Volcano-Shaped Correlation Dictated Superior Activity for Ultralow Al-Doped Iron Oxide toward High-Temperature Water–Gas Shift Reaction

Earth-abundant iron oxide is an important catalyst for the production of hydrogen via a broad range of catalytic reactions, including the high-temperature water–gas shift reaction (HT-WGSR). For iron oxide catalysts, the aluminum (Al) dopant, with a relatively large concentration of ∼5 wt %, is commonly considered as a textural promoter to stabilize the active phase magnetite. However, the role of Al and its underlying mechanisms are yet to be fully understood. Here, we report the discovery of a volcano-shaped correlation between the Al doping amount and catalyst activity and, potentially, an extremely low yet optimum content of ∼0.85 wt % for Al. Such a low-content Al is initially highly dispersed within iron oxide, exerting a negligible effect on the catalyst structure. However, it can undertake in situ transformation into a Fe3O4@Fe(Fe1–x,Alx)2O4 core–shell structure during H2 reduction. The resultant catalyst outperforms pure magnetite (Al-free) and those with larger Al contents, enabling the achievement of the thermodynamic limit of 76–80% CO conversion at 425–450 °C and a low apparent activation energy of ∼41 kJ/mol compared to its high-Al counterparts. Advanced in situ and ex situ characterizations, along with density functional theory (DFT) calculations, confirmed a preferential diffusion of Al on the catalyst surface/shell, occupying the octahedral Fe sites of magnetite which are in turn highly activated in moderating the adsorption of CO and simultaneously alleviating the hydrogen-binding energy for a spontaneous H2O dissociation.
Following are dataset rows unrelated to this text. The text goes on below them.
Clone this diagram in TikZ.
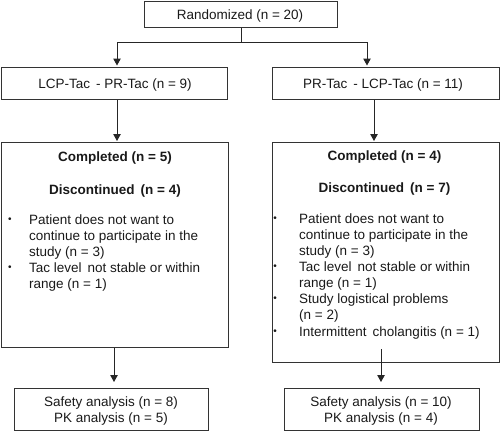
\documentclass[tikz,border=0pt]{standalone}
\usepackage{fontspec}
\setmainfont{Liberation Sans}
\usetikzlibrary{arrows.meta,calc}
\begin{document}
\begin{tikzpicture}[x=1pt,y=-1pt,
  box/.style={draw=black!80, line width=1pt, inner sep=0pt, anchor=north west},
  txt/.style={font=\fontsize{13.5}{16}\selectfont, inner sep=0pt, text=black!90, anchor=base},
  btxt/.style={txt, font=\fontsize{13.5}{16}\selectfont\bfseries},
  ltxt/.style={txt, anchor=base west},
  bul/.style={txt, anchor=base, font=\fontsize{10}{12}\selectfont},
  ln/.style={draw=black!85, line width=1pt},
  arr/.style={ln, -{Triangle[length=7pt,width=7.5pt]}}]
\useasboundingbox (0,0) rectangle (500,432);
% boxes
\node[box, minimum width=193pt, minimum height=26pt] (rand) at (144,1) {};
\node[box, minimum width=226pt, minimum height=32pt] (lcp) at (1,67) {};
\node[box, minimum width=227pt, minimum height=32pt] (pr) at (272,67) {};
\node[box, minimum width=227pt, minimum height=205pt] (lbig) at (1,142) {};
\node[box, minimum width=227pt, minimum height=220pt] (rbig) at (272,142) {};
\node[box, minimum width=194pt, minimum height=42pt] (lbot) at (14,388) {};
\node[box, minimum width=195pt, minimum height=42pt] (rbot) at (284,388) {};
% texts
\node[txt] (t0) at (240,19) {Randomized (n = 20)};
\node[txt] (t1) at (115,88) {LCP-Tac\, - PR-Tac (n = 9)};
\node[txt] (t2) at (383,88) {PR-Tac\, - LCP-Tac (n = 11)};
\node[btxt] (l1) at (115,161) {Completed (n = 5)};
\node[btxt] (l2) at (115,194) {Discontinued\, (n = 4)};
\node[bul] (lb1) at (10,222) {•};
\node[ltxt] (l3) at (29,224) {Patient does not want to};
\node[ltxt] (l4) at (29,240) {continue to participate in the};
\node[ltxt] (l5) at (29,256) {study (n = 3)};
\node[bul] (lb2) at (10,270) {•};
\node[ltxt] (l6) at (29,272) {Tac level\, not stable or within};
\node[ltxt] (l7) at (29,288) {range (n = 1)};
\node[btxt] (r1) at (384.5,160) {Completed (n = 4)};
\node[btxt] (r2) at (384.5,192) {Discontinued\, (n = 7)};
\node[bul] (rb1) at (275,221) {•};
\node[ltxt] (r3) at (299,223) {Patient does not want to};
\node[ltxt] (r4) at (299,239) {continue to participate in the};
\node[ltxt] (r5) at (299,255) {study (n = 3)};
\node[bul] (rb2) at (275,269) {•};
\node[ltxt] (r6) at (299,271) {Tac level\, not stable or within};
\node[ltxt] (r7) at (299,287) {range (n = 1)};
\node[bul] (rb3) at (275,301) {•};
\node[ltxt] (r8) at (299,303) {Study logistical problems};
\node[ltxt] (r9) at (299,319) {(n = 2)};
\node[bul] (rb4) at (275,334) {•};
\node[ltxt] (r10) at (299,336) {Intermittent\, cholangitis (n = 1)};
\node[txt] (b1) at (111,406) {Safety analysis (n = 8)};
\node[txt] (b2) at (111,422) {PK analysis (n = 5)};
\node[txt] (b3) at (381,406) {Safety analysis (n = 10)};
\node[txt] (b4) at (381,422) {PK analysis (n = 4)};
% connectors
\coordinate (split) at (241,42);
\coordinate (sl) at (117,42);
\coordinate (sr) at (367,42);
\coordinate (ax1) at (117,0);
\coordinate (ax2) at (374,0);
\coordinate (ax3) at (114,0);
\coordinate (ax4) at (381,0);
\draw[ln] (rand.south -| split) -- (split);
\draw[ln] (sl) -- (sr);
\draw[arr] (sl) -- ($(lcp.north -| sl)+(0,-1.5)$);
\draw[arr] (sr) -- ($(pr.north -| sr)+(0,-1.5)$);
\draw[arr] (lcp.south -| ax1) -- ($(lbig.north -| ax1)+(0,-1)$);
\draw[arr] (pr.south -| ax2) -- ($(rbig.north -| ax2)+(0,-1)$);
\draw[arr] (lbig.south -| ax3) -- ($(lbot.north -| ax3)+(0,-6)$);
\draw[arr] ($(rbig.south -| ax4)+(0,-14)$) -- ($(rbot.north -| ax4)+(0,-6)$);
\end{tikzpicture}
\end{document}
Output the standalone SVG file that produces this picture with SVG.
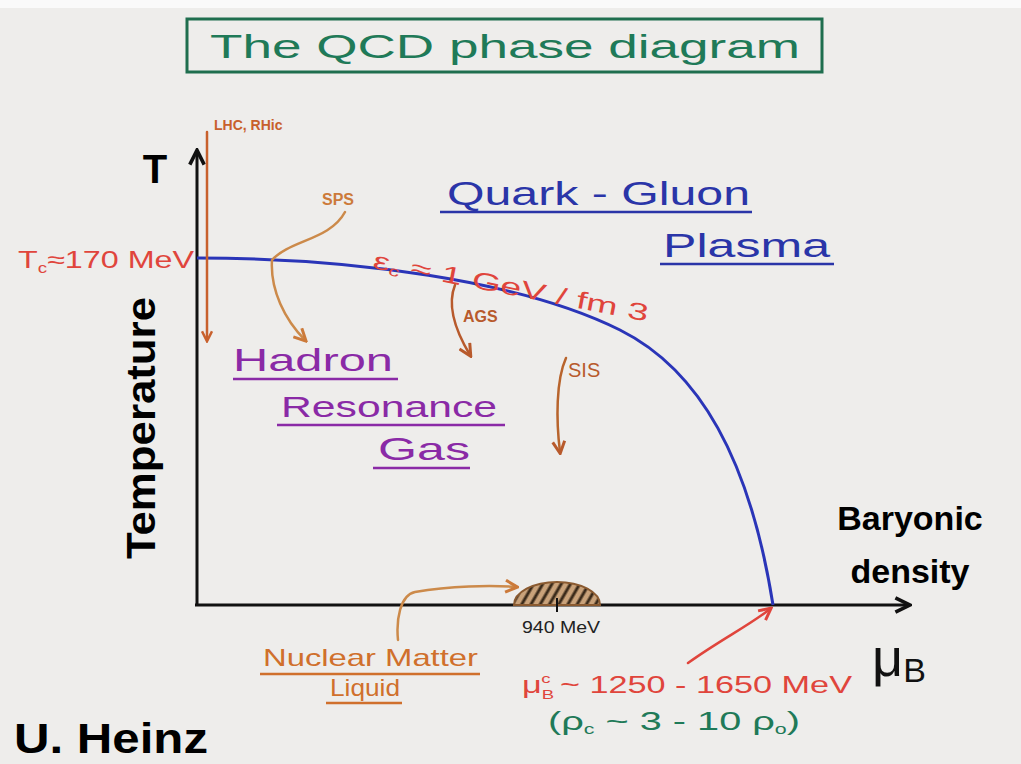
<svg xmlns="http://www.w3.org/2000/svg" width="1021" height="764" viewBox="0 0 1021 764">
<defs>
<style>
.hw{font-family:"Liberation Sans","DejaVu Sans",sans-serif;}
.bold{font-family:"Liberation Sans",Arial,sans-serif;font-weight:bold;fill:#000;}
.red{fill:#e0453c;}
.org{fill:#cc7a3a;}
.brn{fill:#b85a2c;}
.blue{fill:#2a35a8;}
.purp{fill:#8a2aa6;}
.grn{fill:#1f7a58;}
.ul{stroke-width:2.5;fill:none;}
.conn{fill:none;stroke-width:2.5;stroke-linecap:round;}
</style>
<marker id="ahK" viewBox="0 0 10 10" refX="8" refY="5" markerWidth="6" markerHeight="6" orient="auto"><path d="M1,1 L9,5 L1,9" fill="none" stroke="#111" stroke-width="2"/></marker>
<marker id="ahO" viewBox="0 0 10 10" refX="8" refY="5" markerWidth="6" markerHeight="6" orient="auto"><path d="M1,1 L9,5 L1,9" fill="none" stroke="#cc7a3a" stroke-width="2"/></marker>
<marker id="ahB" viewBox="0 0 10 10" refX="8" refY="5" markerWidth="6" markerHeight="6" orient="auto"><path d="M1,1 L9,5 L1,9" fill="none" stroke="#b85a2c" stroke-width="2"/></marker>
<marker id="ahR" viewBox="0 0 10 10" refX="8" refY="5" markerWidth="6" markerHeight="6" orient="auto"><path d="M1,1 L9,5 L1,9" fill="none" stroke="#e0453c" stroke-width="2"/></marker>
<marker id="ahL" viewBox="0 0 10 10" refX="8" refY="5" markerWidth="5" markerHeight="5" orient="auto"><path d="M1,1 L9,5 L1,9" fill="none" stroke="#c8602c" stroke-width="2"/></marker>
<pattern id="hatch" patternUnits="userSpaceOnUse" width="8" height="8" patternTransform="rotate(30)"><rect width="8" height="8" fill="#c9a27a"/><line x1="2" y1="0" x2="2" y2="8" stroke="#3a2a1a" stroke-width="3"/></pattern>
</defs>
<rect width="1021" height="764" fill="#eeedeb"/>
<rect width="1021" height="8" fill="#fafafa"/>

<g id="title">
<rect x="187" y="19" width="635" height="53" fill="none" stroke="#1f6e4e" stroke-width="3"/>
<text x="505" y="58" text-anchor="middle" class="hw grn" font-size="34" textLength="590" lengthAdjust="spacingAndGlyphs">The QCD phase diagram</text>
</g>

<g id="axes">
<line x1="197" y1="606" x2="197" y2="152" stroke="#111" stroke-width="3" marker-end="url(#ahK)"/>
<line x1="195" y1="605" x2="908" y2="605" stroke="#111" stroke-width="3" marker-end="url(#ahK)"/>
<text x="155" y="183" text-anchor="middle" class="bold" font-size="40">T</text>
<text transform="translate(155,428) rotate(-90)" text-anchor="middle" class="bold" font-size="40" textLength="262" lengthAdjust="spacingAndGlyphs">Temperature</text>
<text x="910" y="530" text-anchor="middle" class="bold" font-size="34">Baryonic</text>
<text x="910" y="583" text-anchor="middle" class="bold" font-size="34">density</text>
<text x="872" y="676" class="hw" font-size="54" fill="#111">μ<tspan font-size="34" dy="6">B</tspan></text>
</g>

<g id="phase-boundary">
<path d="M197,258 C350,258 520,280 620,330 C700,370 750,460 773,605" fill="none" stroke="#2a35b8" stroke-width="3"/>
</g>

<g id="tc-label">
<text x="18" y="268" class="hw red" font-size="24" textLength="176" lengthAdjust="spacingAndGlyphs">T<tspan font-size="14" dy="5">c</tspan><tspan dy="-5">≈170 MeV</tspan></text>
</g>

<g id="epsilon-label">
<text transform="translate(372,268) rotate(11)" class="hw red" font-size="24" textLength="280" lengthAdjust="spacingAndGlyphs">ε<tspan font-size="14" dy="4">c</tspan><tspan dy="-4"> ≈ 1 GeV / fm 3</tspan></text>
</g>

<g id="qgp">
<text x="447" y="205" class="hw blue" font-size="34" textLength="303" lengthAdjust="spacingAndGlyphs">Quark - Gluon</text>
<line x1="440" y1="212" x2="752" y2="212" class="ul" stroke="#2a35a8"/>
<text x="663" y="257" class="hw blue" font-size="34" textLength="167" lengthAdjust="spacingAndGlyphs">Plasma</text>
<line x1="660" y1="264" x2="834" y2="264" class="ul" stroke="#2a35a8"/>
</g>

<g id="hrg">
<text x="233" y="371" class="hw purp" font-size="32" textLength="160" lengthAdjust="spacingAndGlyphs">Hadron</text>
<line x1="233" y1="379" x2="398" y2="379" class="ul" stroke="#8a2aa6"/>
<text x="281" y="417" class="hw purp" font-size="30" textLength="216" lengthAdjust="spacingAndGlyphs">Resonance</text>
<line x1="277" y1="425" x2="505" y2="425" class="ul" stroke="#8a2aa6"/>
<text x="378" y="460" class="hw purp" font-size="32" textLength="92" lengthAdjust="spacingAndGlyphs">Gas</text>
<line x1="373" y1="468" x2="470" y2="468" class="ul" stroke="#8a2aa6"/>
</g>

<g id="lhc-rhic">
<text x="214" y="130" class="hw" fill="#c8602c" font-size="14" font-weight="bold">LHC, RHic</text>
</g>
<g id="sps">
<text x="322" y="205" class="hw org" font-size="16" font-weight="bold">SPS</text>
</g>
<g id="ags">
<text x="463" y="322" class="hw brn" font-size="16" font-weight="bold">AGS</text>
</g>
<g id="sis">
<text x="568" y="377" class="hw brn" font-size="20">SIS</text>
</g>

<g id="nuclear-matter">
<path d="M514,605 A43,23 0 0 1 600,605 Z" fill="url(#hatch)" stroke="#8a5a30" stroke-width="2"/>
<line x1="557" y1="598" x2="557" y2="612" stroke="#111" stroke-width="2"/>
<text x="522" y="633" class="hw" font-size="17" fill="#222" textLength="78" lengthAdjust="spacingAndGlyphs">940 MeV</text>
<text x="263" y="666" class="hw" font-size="24" fill="#d0702c" textLength="215" lengthAdjust="spacingAndGlyphs">Nuclear Matter</text>
<line x1="260" y1="674" x2="480" y2="674" class="ul" stroke="#d0702c" stroke-width="2"/>
<text x="330" y="696" class="hw" font-size="24" fill="#d0702c" textLength="70" lengthAdjust="spacingAndGlyphs">Liquid</text>
<line x1="326" y1="703" x2="402" y2="703" class="ul" stroke="#d0702c" stroke-width="2"/>
</g>

<g id="mu-critical">
<text x="522" y="693" class="hw red" font-size="24" textLength="330" lengthAdjust="spacingAndGlyphs">μ<tspan font-size="13" dy="6">B</tspan><tspan font-size="13" dx="-9" dy="-16">c</tspan><tspan dy="10"> ~ 1250 - 1650 MeV</tspan></text>
<text x="548" y="730" class="hw grn" font-size="26" textLength="252" lengthAdjust="spacingAndGlyphs">(ρ<tspan font-size="14" dy="4">c</tspan><tspan dy="-4"> ~ 3 - 10 ρ</tspan><tspan font-size="14" dy="4">o</tspan><tspan dy="-4">)</tspan></text>
</g>

<g id="author">
<text x="14" y="753" class="bold" font-size="42" textLength="194" lengthAdjust="spacingAndGlyphs">U. Heinz</text>
</g>

<g id="connectors">
<path d="M207,132 L207,340" class="conn" stroke="#c8602c" marker-end="url(#ahL)"/>
<path d="M345,212 C330,240 290,240 272,260 C270,290 285,320 305,340" class="conn" stroke="#cc8a4a" marker-end="url(#ahO)"/>
<path d="M455,285 C447,305 455,330 470,355" class="conn" stroke="#b85a2c" marker-end="url(#ahB)"/>
<path d="M566,358 C556,380 556,420 560,452" class="conn" stroke="#b8642c" marker-end="url(#ahB)"/>
<path d="M398,640 C396,620 400,595 415,592 C450,586 490,585 516,587" class="conn" stroke="#cc8a4a" marker-end="url(#ahO)"/>
<path d="M688,663 C720,640 750,625 770,609" class="conn" stroke="#e0453c" marker-end="url(#ahR)"/>
</g>
</svg>
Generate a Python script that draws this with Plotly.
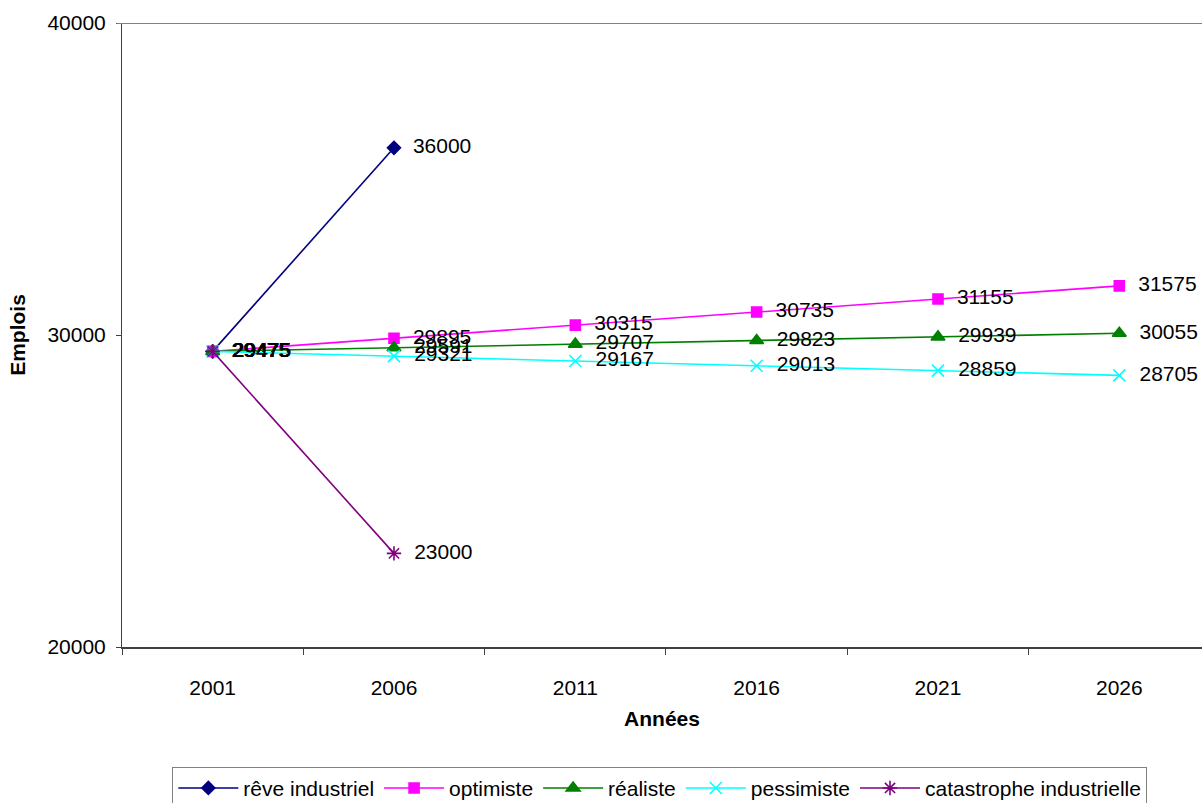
import plotly.graph_objects as go

years = ["2001", "2006", "2011", "2016", "2021", "2026"]
reve = [29475, 36000]
optimiste = [29475, 29895, 30315, 30735, 31155, 31575]
realiste = [29475, 29591, 29707, 29823, 29939, 30055]
pessimiste = [29475, 29321, 29167, 29013, 28859, 28705]
catastrophe = [29475, 23000]

series = [
    ("rêve industriel", reve, "#000080", "diamond", 10),
    ("optimiste", optimiste, "#FF00FF", "square", 10),
    ("réaliste", realiste, "#008000", "triangle-up", 12),
    ("pessimiste", pessimiste, "#00FFFF", "x-thin-open", 12),
    ("catastrophe industrielle", catastrophe, "#800080", "asterisk-open", 12),
]

FONT = "Liberation Sans, Arial, sans-serif"
FS = 21
fig = go.Figure()
for name, vals, color, sym, size in series:
    fig.add_trace(go.Scatter(
        x=years[:len(vals)], y=vals, name=name, mode="lines+markers+text",
        line=dict(color=color, width=1.6),
        marker=dict(symbol=sym, size=size, color=color, line=dict(color=color, width=1.6)),
        text=["  " + str(v) for v in vals], textposition="middle right",
        textfont=dict(family=FONT, size=FS, color="black"),
        cliponaxis=False,
    ))

fig.add_shape(type="line", xref="paper", yref="y", x0=-0.005, x1=1, y0=40000, y1=40000,
              line=dict(color="#808080", width=2))

fig.update_layout(
    width=1202, height=803,
    margin=dict(l=122, r=0, t=23, b=156, autoexpand=False),
    plot_bgcolor="white", paper_bgcolor="white",
    font=dict(family=FONT, size=FS, color="black"),
    showlegend=True,
    legend=dict(orientation="h", x=0.498, xanchor="center", y=-0.192, yanchor="top",
                bordercolor="#808080", borderwidth=1, font=dict(size=FS),
                itemwidth=60),
    xaxis=dict(type="category", categoryorder="array", categoryarray=years,
               range=[-0.5, 5.456], tickson="boundaries", ticks="outside", ticklen=6,
               tickcolor="#404040", showline=True, linecolor="#404040", linewidth=2,
               showgrid=False, zeroline=False, ticklabelstandoff=21, automargin=False,
               title=dict(text="<b>Années</b>", font=dict(size=FS), standoff=13)),
    yaxis=dict(range=[20000, 40000], tickvals=[20000, 30000, 40000],
               ticktext=["20000", "30000", "40000"], ticks="outside",
               ticklen=5, tickcolor="#404040", showline=True, linecolor="#404040",
               linewidth=1, showgrid=False, zeroline=False, ticklabelstandoff=6,
               automargin=False,
               title=dict(text="<b>Emplois</b>", font=dict(size=FS), standoff=16)),
)

fig.write_html("out.html")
In contrast, for the high-Al content such as 1.72 wt %, phase segregation for the formation of discrete alumina occurs on the surface, exerting strong adsorption of CO but weak adsorption of H2O at temperatures >400 °C. This in turn poisons and deactivates the catalyst quickly. By precisely controlling the amount of a dopant such as Al on the atomic level, the activity of the iron oxide-based catalysts can be unlocked in achieving maximal performance.